PROBLEM REQUIREMENTS - Write out the material again exactly, please, and omit the pictures.

DATASET CONTENT -
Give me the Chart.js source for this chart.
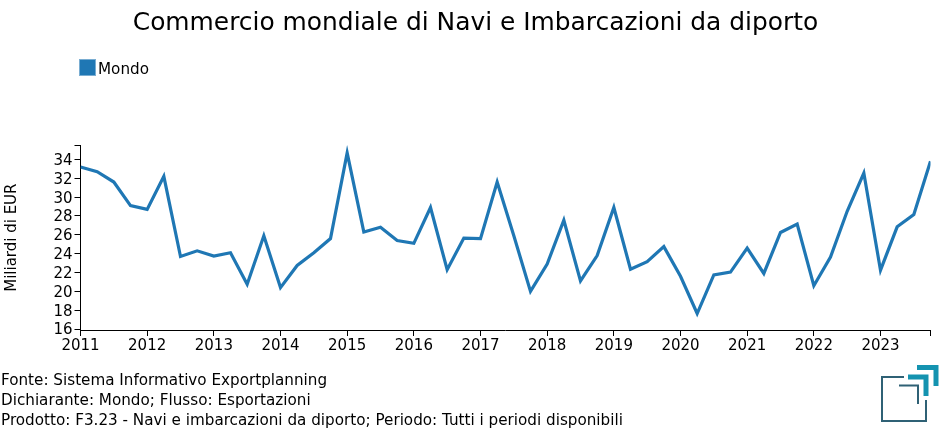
<!DOCTYPE html>
<html>
<head>
<meta charset="utf-8">
<script src="https://cdn.jsdelivr.net/npm/chart.js@4"></script>
<style>
    html, body { margin: 0; padding: 0; background: #fff; }
    body { width: 950px; height: 435px; position: relative; overflow: hidden; font-family: "DejaVu Sans", sans-serif; color: #000; }
    #chart { position: absolute; left: 0; top: 0; }
    #title { position: absolute; left: 0; top: 7px; width: 951px; text-align: center; font-size: 24.9px; line-height: 30px; white-space: nowrap; }
    #legend { position: absolute; left: 98px; top: 60px; font-size: 15.2px; line-height: 18px; }
    #swatch { position: absolute; left: 79px; top: 59px; width: 17px; height: 17px; box-sizing: border-box; border: 1px solid rgba(31, 119, 180, 0.6); background-clip: padding-box; }
    #footer { position: absolute; left: 1px; top: 370px; font-size: 15.2px; line-height: 20px; white-space: nowrap; }
    #logo { position: absolute; left: 860px; top: 355px; }
</style>
</head>
<body>
<canvas id="chart" width="950" height="435"></canvas>
<div id="title"></div>
<div id="swatch"></div>
<div id="legend"></div>
<div id="footer"></div>
<svg id="logo" width="90" height="75" viewBox="0 0 90 75">
    <path d="M44 22H22V66H66V45" fill="none" stroke="#2f6175" stroke-width="2"/>
    <path d="M39 30.500H58V49" fill="none" stroke="#2f6175" stroke-width="2"/>
    <path d="M48 22H66V41" fill="none" stroke="#1493b0" stroke-width="5"/>
    <path d="M57 12.500H76V31" fill="none" stroke="#1493b0" stroke-width="5"/>
</svg>
<script>
const titleText = 'Commercio mondiale di Navi e Imbarcazioni da diporto';
const yAxisTitle = 'Miliardi di EUR';
const seriesName = 'Mondo';
const seriesColor = '#1f77b4';
const footerLines = [
    'Fonte: Sistema Informativo Exportplanning',
    'Dichiarante: Mondo; Flusso: Esportazioni',
    'Prodotto: F3.23 - Navi e imbarcazioni da diporto; Periodo: Tutti i periodi disponibili'
];

// trimestri, un valore per quarto
const periods = [
    2011, 2011.25, 2011.5, 2011.75, 2012, 2012.25, 2012.5, 2012.75,
    2013, 2013.25, 2013.5, 2013.75, 2014, 2014.25, 2014.5, 2014.75,
    2015, 2015.25, 2015.5, 2015.75, 2016, 2016.25, 2016.5, 2016.75,
    2017, 2017.25, 2017.5, 2017.75, 2018, 2018.25, 2018.5, 2018.75,
    2019, 2019.25, 2019.5, 2019.75, 2020, 2020.25, 2020.5, 2020.75,
    2021, 2021.25, 2021.5, 2021.75, 2022, 2022.25, 2022.5, 2022.75,
    2023, 2023.25, 2023.5, 2023.75
];
const values = [
    33.2, 32.7, 31.6, 29.1, 28.7, 32.2, 23.7, 24.3,
    23.75, 24.1, 20.75, 25.9, 20.4, 22.75, 24.1, 25.6,
    34.7, 26.3, 26.8, 25.4, 25.1, 28.9, 22.3, 25.65,
    25.6, 31.6, 25.9, 20.0, 22.9, 27.55, 21.1, 23.8,
    28.9, 22.35, 23.15, 24.75, 21.6, 17.65, 21.75, 22.05,
    24.6, 21.9, 26.25, 27.15, 20.6, 23.65, 28.5, 32.55,
    22.25, 26.85, 28.15, 33.8
];
const xTicks = [2011, 2012, 2013, 2014, 2015, 2016, 2017, 2018, 2019, 2020, 2021, 2022, 2023, 2023.75];
const yTicks = [16, 18, 20, 22, 24, 26, 28, 30, 32, 34, 35.5];

document.getElementById('title').textContent = titleText;
document.getElementById('swatch').style.backgroundColor = seriesColor;
document.getElementById('legend').textContent = seriesName;
document.getElementById('footer').innerHTML = footerLines.map(l => `<div>${l}</div>`).join('');

const tickFont = { family: '"DejaVu Sans"', size: 15 };

new Chart(document.getElementById('chart').getContext('2d'), {
    type: 'line',
    data: {
        datasets: [{
            label: seriesName,
            data: periods.map((p, i) => ({ x: p, y: values[i] })),
            borderColor: seriesColor,
            backgroundColor: seriesColor,
            borderWidth: 3.2,
            pointRadius: 0,
            tension: 0
        }]
    },
    options: {
        responsive: false,
        animation: false,
        layout: { padding: { left: 0, right: 19.5, top: 145.3, bottom: 0 } },
        plugins: {
            legend: { display: false },
            tooltip: { enabled: false }
        },
        scales: {
            x: {
                type: 'linear',
                min: 2011,
                max: 2023.75,
                afterBuildTicks: s => { s.ticks = xTicks.map(v => ({ value: v })); },
                afterFit: s => { s.height = 105; },
                grid: { drawOnChartArea: false, color: '#000', tickLength: 6 },
                border: { color: '#000' },
                ticks: {
                    color: '#000',
                    font: tickFont,
                    autoSkip: false,
                    maxRotation: 0,
                    padding: 1,
                    callback: v => Number.isInteger(v) ? String(v) : ''
                }
            },
            y: {
                min: 15.9,
                max: 35.5,
                afterBuildTicks: s => { s.ticks = yTicks.map(v => ({ value: v })); },
                afterFit: s => { s.width = 80.5; },
                grid: { drawOnChartArea: false, color: '#000', tickLength: 6 },
                border: { color: '#000' },
                title: {
                    display: true,
                    text: yAxisTitle,
                    color: '#000',
                    font: { family: '"DejaVu Sans"', size: 15 },
                    padding: { top: 3, bottom: 0 }
                },
                ticks: {
                    color: '#000',
                    // riga vuota + lineHeight piccolo: abbassa le etichette di 1.5px
                    font: { family: '"DejaVu Sans"', size: 15, lineHeight: '3px' },
                    autoSkip: false,
                    padding: 2,
                    callback: v => Number.isInteger(v) ? ['', String(v)] : ''
                }
            }
        }
    }
});
</script>
</body>
</html>
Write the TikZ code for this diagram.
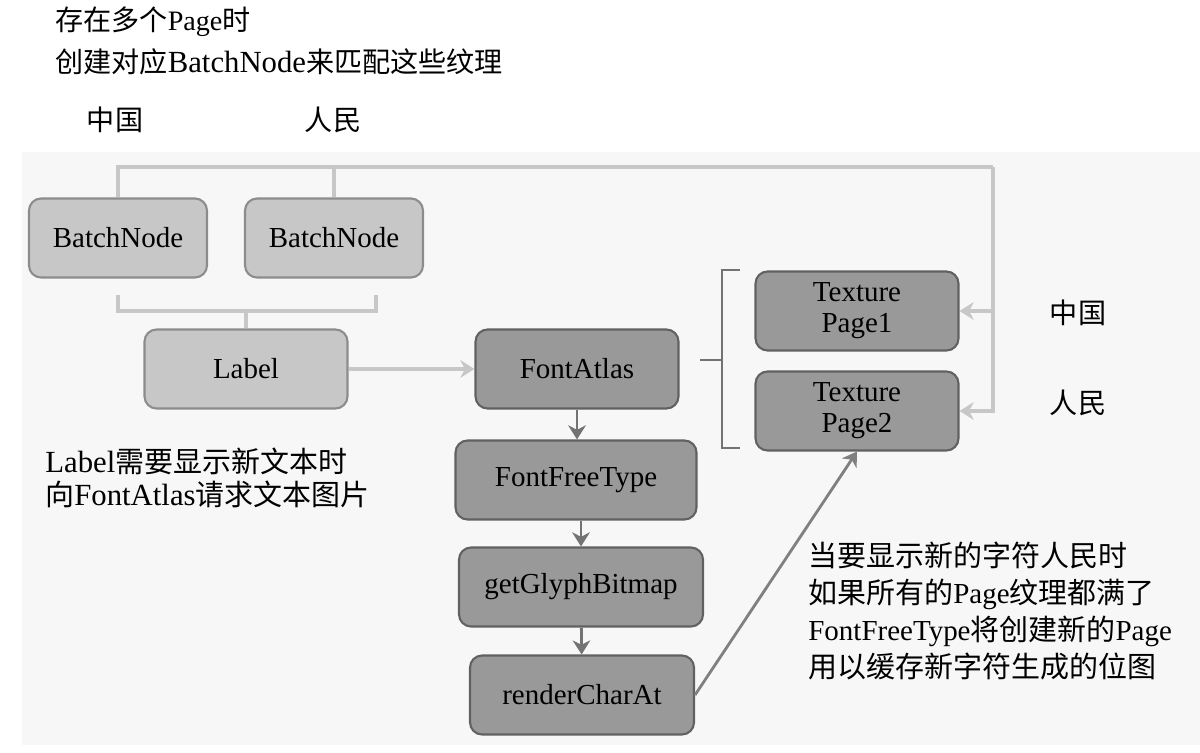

SOLUTION TO THIS PROBLEM -
Give me the Chart.js source for this chart.
<!DOCTYPE html>
<html>
<head>
<meta charset="utf-8">
<script src="https://cdn.jsdelivr.net/npm/chart.js@4"></script>
<style>
    html, body { margin: 0; padding: 0; background: #fff; }
    body { width: 950px; height: 435px; position: relative; overflow: hidden; font-family: "DejaVu Sans", sans-serif; color: #000; }
    #chart { position: absolute; left: 0; top: 0; }
    #title { position: absolute; left: 0; top: 7px; width: 951px; text-align: center; font-size: 24.9px; line-height: 30px; white-space: nowrap; }
    #legend { position: absolute; left: 98px; top: 60px; font-size: 15.2px; line-height: 18px; }
    #swatch { position: absolute; left: 79px; top: 59px; width: 17px; height: 17px; box-sizing: border-box; border: 1px solid rgba(31, 119, 180, 0.6); background-clip: padding-box; }
    #footer { position: absolute; left: 1px; top: 370px; font-size: 15.2px; line-height: 20px; white-space: nowrap; }
    #logo { position: absolute; left: 860px; top: 355px; }
</style>
</head>
<body>
<canvas id="chart" width="950" height="435"></canvas>
<div id="title"></div>
<div id="swatch"></div>
<div id="legend"></div>
<div id="footer"></div>
<svg id="logo" width="90" height="75" viewBox="0 0 90 75">
    <path d="M44 22H22V66H66V45" fill="none" stroke="#2f6175" stroke-width="2"/>
    <path d="M39 30.500H58V49" fill="none" stroke="#2f6175" stroke-width="2"/>
    <path d="M48 22H66V41" fill="none" stroke="#1493b0" stroke-width="5"/>
    <path d="M57 12.500H76V31" fill="none" stroke="#1493b0" stroke-width="5"/>
</svg>
<script>
const titleText = 'Commercio mondiale di Navi e Imbarcazioni da diporto';
const yAxisTitle = 'Miliardi di EUR';
const seriesName = 'Mondo';
const seriesColor = '#1f77b4';
const footerLines = [
    'Fonte: Sistema Informativo Exportplanning',
    'Dichiarante: Mondo; Flusso: Esportazioni',
    'Prodotto: F3.23 - Navi e imbarcazioni da diporto; Periodo: Tutti i periodi disponibili'
];

// trimestri, un valore per quarto
const periods = [
    2011, 2011.25, 2011.5, 2011.75, 2012, 2012.25, 2012.5, 2012.75,
    2013, 2013.25, 2013.5, 2013.75, 2014, 2014.25, 2014.5, 2014.75,
    2015, 2015.25, 2015.5, 2015.75, 2016, 2016.25, 2016.5, 2016.75,
    2017, 2017.25, 2017.5, 2017.75, 2018, 2018.25, 2018.5, 2018.75,
    2019, 2019.25, 2019.5, 2019.75, 2020, 2020.25, 2020.5, 2020.75,
    2021, 2021.25, 2021.5, 2021.75, 2022, 2022.25, 2022.5, 2022.75,
    2023, 2023.25, 2023.5, 2023.75
];
const values = [
    33.2, 32.7, 31.6, 29.1, 28.7, 32.2, 23.7, 24.3,
    23.75, 24.1, 20.75, 25.9, 20.4, 22.75, 24.1, 25.6,
    34.7, 26.3, 26.8, 25.4, 25.1, 28.9, 22.3, 25.65,
    25.6, 31.6, 25.9, 20.0, 22.9, 27.55, 21.1, 23.8,
    28.9, 22.35, 23.15, 24.75, 21.6, 17.65, 21.75, 22.05,
    24.6, 21.9, 26.25, 27.15, 20.6, 23.65, 28.5, 32.55,
    22.25, 26.85, 28.15, 33.8
];
const xTicks = [2011, 2012, 2013, 2014, 2015, 2016, 2017, 2018, 2019, 2020, 2021, 2022, 2023, 2023.75];
const yTicks = [16, 18, 20, 22, 24, 26, 28, 30, 32, 34, 35.5];

document.getElementById('title').textContent = titleText;
document.getElementById('swatch').style.backgroundColor = seriesColor;
document.getElementById('legend').textContent = seriesName;
document.getElementById('footer').innerHTML = footerLines.map(l => `<div>${l}</div>`).join('');

const tickFont = { family: '"DejaVu Sans"', size: 15 };

new Chart(document.getElementById('chart').getContext('2d'), {
    type: 'line',
    data: {
        datasets: [{
            label: seriesName,
            data: periods.map((p, i) => ({ x: p, y: values[i] })),
            borderColor: seriesColor,
            backgroundColor: seriesColor,
            borderWidth: 3.2,
            pointRadius: 0,
            tension: 0
        }]
    },
    options: {
        responsive: false,
        animation: false,
        layout: { padding: { left: 0, right: 19.5, top: 145.3, bottom: 0 } },
        plugins: {
            legend: { display: false },
            tooltip: { enabled: false }
        },
        scales: {
            x: {
                type: 'linear',
                min: 2011,
                max: 2023.75,
                afterBuildTicks: s => { s.ticks = xTicks.map(v => ({ value: v })); },
                afterFit: s => { s.height = 105; },
                grid: { drawOnChartArea: false, color: '#000', tickLength: 6 },
                border: { color: '#000' },
                ticks: {
                    color: '#000',
                    font: tickFont,
                    autoSkip: false,
                    maxRotation: 0,
                    padding: 1,
                    callback: v => Number.isInteger(v) ? String(v) : ''
                }
            },
            y: {
                min: 15.9,
                max: 35.5,
                afterBuildTicks: s => { s.ticks = yTicks.map(v => ({ value: v })); },
                afterFit: s => { s.width = 80.5; },
                grid: { drawOnChartArea: false, color: '#000', tickLength: 6 },
                border: { color: '#000' },
                title: {
                    display: true,
                    text: yAxisTitle,
                    color: '#000',
                    font: { family: '"DejaVu Sans"', size: 15 },
                    padding: { top: 3, bottom: 0 }
                },
                ticks: {
                    color: '#000',
                    // riga vuota + lineHeight piccolo: abbassa le etichette di 1.5px
                    font: { family: '"DejaVu Sans"', size: 15, lineHeight: '3px' },
                    autoSkip: false,
                    padding: 2,
                    callback: v => Number.isInteger(v) ? ['', String(v)] : ''
                }
            }
        }
    }
});
</script>
</body>
</html>
Write the TikZ code for this diagram.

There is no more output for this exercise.